Fin qui l’articolo di Galli Della Loggia, sempre che io l’abbia ben riassunto. La tesi va apprezzata per il suo coraggio e per la sua radicalità. Infatti non è che l’autore accusi la destra e assolva la sinistra, o viceversa. Non è che accusi i partiti che sono al governo e assolva quello che è all’opposizione, o viceversa: non assolve nessuno. Ma dove lascia insoddisfatti, a mio parere, è nel non chiedersi il perché di tutto questo.

Negli anni che vanno dal 1945 al 1989 nessuno avrebbe potuto dire del Partito Comunista Italiano ciò che Della Loggia dice oggi degli altri partiti. Né avrebbe potuto dirlo della Democrazia Cristiana, non tanto perché “cristiana”, quanto perché la sua sostanza era quella di diga del Partito Comunista. Sicché almeno questa funzione aveva. Qualcuno era liberale sul serio, e i socialisti avevano ancora degli ideali. Dunque i partiti ci sono stati fino a quando ci sono state le ideologie. O almeno l’opposizione seria a certe ideologie. E che cosa è successo, in seguito?

È successo che, con il crollo dell’Unione Sovietica, è morto il comunismo; è morto l’anticomunismo; è morto il fascismo ed è morto perfino l’antifascismo, anche se qualcuno non se n’è accorto, mentre il socialismo – nella sua versione moderata – è stato portato alle sue estreme conseguenze, tanto da non poter raggiungere altri traguardi, se non negativi. Lo Stato si è dilatato a tal punto, e costa talmente, che non può più prendere iniziative serie senza il rischio di crollare sotto il suo stesso peso. Viviamo dunque un periodo di alibi, andando avanti a tentoni. Spendiamo follemente, facendo aumentare il nostro debito pubblico fino ad infastidire le stelle, ma anche in questo caso, pur in vista di un possibile crollo, nessuno sa o può proporre una soluzione alternativa. Da decenni si naviga a vista, sperando che la resa dei conti sia per domani, o ancor meglio per dopodomani.
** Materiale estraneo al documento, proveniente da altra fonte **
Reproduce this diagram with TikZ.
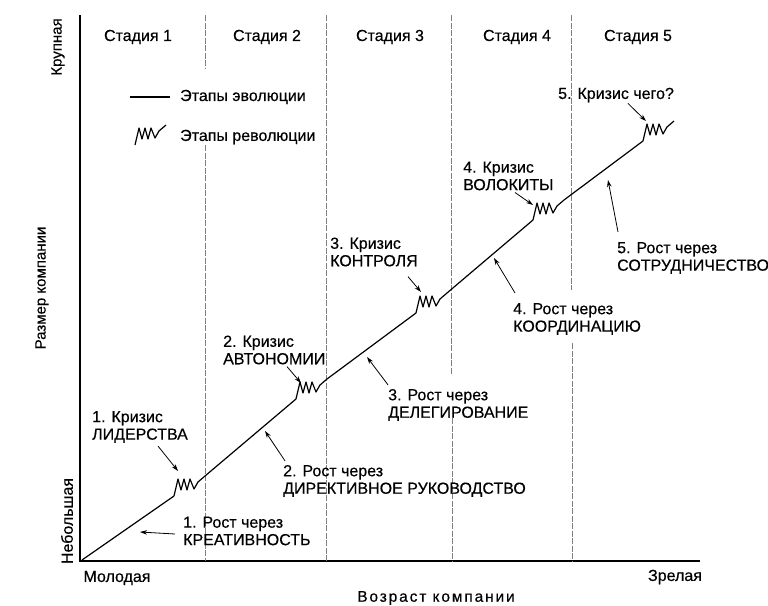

Scopando montagne di spazzatura sotto il tappeto.

È ovvio che i partiti non possano promettere – e ancor meno realizzare - niente di serio. La filosofia attuale è quella secondo cui lo Stato deve spendere molto più di quanto incassa per realizzare un programma semplicissimo: “Far vivere la maggior parte della popolazione non di lavoro, ma di sussidi”. Come possa realizzare questo miracolo non lo so, e non lo sanno neppure i partiti. Certo è che se uno si opponesse, invece di ricavarne consenso e voti, ne ricaverebbe rimproveri e forse la cancellazione dal panorama politico.

Si possono fornire alcuni esempi della situazione di totale stallo in cui viviamo. Ammettiamo che uno dei principali freni alla prosperità della nazione sia il peso del fisco. È concepibile renderlo molto più leggero? Certamente no, perché la gente non è disposta a rinunziare a nessuno dei servizi dello Stato, a nessuno dei pretesi vantaggi che offre. Allora ammettiamo che la prosperità del Paese venga ridotta dalle pretese e dai pregiudizi dei sindacati, quelli che permettono l’assenteismo ed altri “cancri” della produzione. Ma qualcuno è disposto, in Italia, non dico ad abolire i sindacati, ma almeno a ridurne il populismo, la demagogia, il disinteresse per il punto di vista economico della produzione? Assolutamente no. I sindacati sono intoccabili. Allora ammettiamo che il male principale dell’Italia sia il fatto che essa vive al di sopra delle sue possibilità, come dimostra il fatto che contrae costantemente debiti: la gente è forse disposta a ridurre il suo livello di vita? Assolutamente no.

Vale lo stesso per la competitività internazionale: siamo disposti a ridurre stipendi e salari? No. Vale per il costo dell’energia: siamo disposti a ridurre i nostri consumi, o almeno ad adottare massicciamente l’energia nucleare? Anche in questo caso, la risposta è un rotondo no. Ci lamentiamo dell’enorme peso delle nostre bollette, ci viene da piangere pensando a quanto ci costa il riscaldamento invernale, ma rimaniamo ecologisti, ci riempiamo la bocca di “transizione energetica”, di “decarbonizzazione” ed altre fanfaluche. Chiediamo al governo miracoli che non può fare e nel frattempo aumentiamo la quantità di quelle nubi che una volta o l’altra si tradurranno in nubifragio. Che cosa possono dire, i partiti, in un simile panorama? Le formule politiche sono esaurite, ed anche le formule economiche. Il problema non è costituito dai governanti, ma dai governati.